Canadian real estate is rarely this out of reach, and it’s always followed by recession. That was the take from BMO, noting further erosion in the Bank of Canada (BoC) Housing Affordability Index (HAI) in Q3 2023. Higher rates are finally slowing down the pace at which it worsens, but it hasn’t been this bad since the early 80s. The bank’s research reveals affordability at this level has always been followed by recession, and this time won’t be different.
Bank of Canada Housing Affordability Index At 2nd Worst Level Ever
The BoC’s index looks at the share of household income required to service a mortgage. Costs include monthly mortgage payments, as well as some utility costs. The higher the index, the greater the share of income a typical household would dedicate to shelter when buying a home.

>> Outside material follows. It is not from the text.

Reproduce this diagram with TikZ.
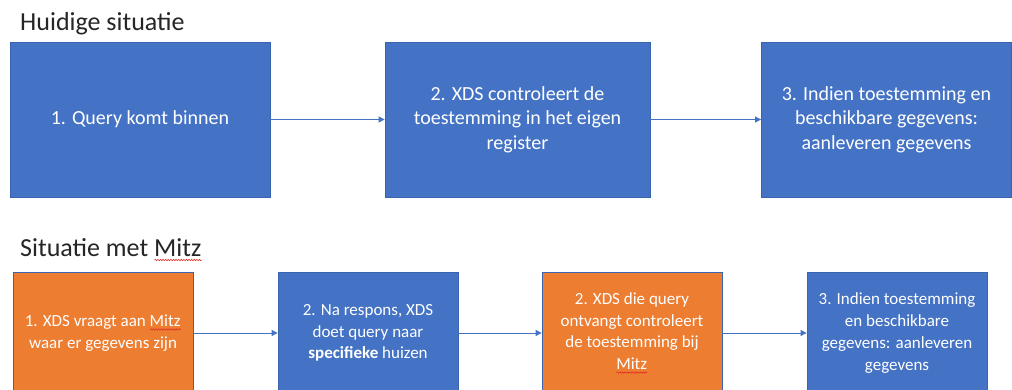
\documentclass[tikz,border=0pt]{standalone}
\usepackage{fontspec}
\setmainfont{Carlito}
\usetikzlibrary{arrows.meta,decorations.pathmorphing}
\definecolor{boxblue}{HTML}{4472C4}
\definecolor{boxorange}{HTML}{ED7D31}
\definecolor{edgeblue}{HTML}{3A64AE}
\definecolor{squig}{HTML}{E0302A}
\newlength\sqwidth
\newcommand\spellerr[1]{\settowidth\sqwidth{#1}#1\hspace{-\sqwidth}\tikz[baseline=0pt]{%
  \draw[squig, line width=0.6pt, decorate, decoration={snake, amplitude=0.7pt, segment length=2.6pt}]
    (0pt,-3pt) -- (\sqwidth,-3pt);}}
\tikzset{
  topbox/.style={draw=edgeblue, line width=0.8pt, fill=boxblue, text=white,
    minimum width=260pt, minimum height=155pt, align=center, inner sep=0pt,
    font=\fontsize{20}{24.4}\selectfont},
  botbox/.style={draw=edgeblue, line width=0.8pt, fill=boxblue, text=white,
    minimum width=180pt, minimum height=122pt, align=center, inner sep=0pt,
    font=\fontsize{17}{21.8}\selectfont},
  orangebox/.style={fill=boxorange},
  flow/.style={draw=boxblue, line width=0.8pt, -{Triangle[length=6pt,width=6pt]}},
  heading/.style={anchor=base west, inner sep=0pt, font=\fontsize{26}{30}\selectfont, text=black!85}
}
\begin{document}
\begin{tikzpicture}[x=1pt,y=-1pt]
\useasboundingbox (0,0) rectangle (1012,390);
\clip (0,0) rectangle (1012,390);
\fill[white] (0,0) rectangle (1012,390);
\node[heading] (h1) at (20,31) {Huidige situatie};
\node[topbox] (t1) at (140,119.5) {1. Query komt binnen};
\node[topbox, minimum width=265pt] (t2) at (517.5,119.5) {2. XDS controleert de\\toestemming in het eigen\\register};
\node[topbox, minimum width=250pt] (t3) at (886.5,119.5) {3. Indien toestemming en\\beschikbare gegevens:\\aanleveren gegevens};
\draw[flow] (t1) -- (t2);
\draw[flow] (t2) -- (t3);
\node[heading] (h2) at (20,257) {Situatie met \spellerr{Mitz}};
\node[botbox, orangebox] (b1) at (103,333) {1. XDS vraagt aan \spellerr{Mitz}\\waar er gegevens zijn};
\node[botbox] (b2) at (368,333) {2. Na respons, XDS\\doet query naar\\\textbf{specifieke} huizen};
\node[botbox, orangebox] (b3) at (632,333) {2. XDS die query\\ontvangt controleert\\de toestemming bij\\\spellerr{Mitz}};
\node[botbox] (b4) at (897,333) {3. Indien toestemming\\en beschikbare\\gegevens: aanleveren\\gegevens};
\draw[flow] (b1) -- (b2);
\draw[flow] (b2) -- (b3);
\draw[flow] (b3) -- (b4);
\end{tikzpicture}
\end{document}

The BoC calculations show affordability is now worse than the peak of the 90s real estate bubble. Households need to dedicate 55.2% of their income as of Q3 2023, rising 5.5 points from last year. This level of affordability is only surpassed by the inflation crisis in the early 80s, but let’s come back to that.
Believe it or not, higher rates cut the growth rate in half this year. From 2020 to 2022, the rate increased a whopping 12.5 points, as low rates fueled a surge in speculation and home prices.
“The Bank of Canada’s housing ‘affordability’ index took another big step to the wrong side in Q3,” said Douglas Porter, chief economist at BMO.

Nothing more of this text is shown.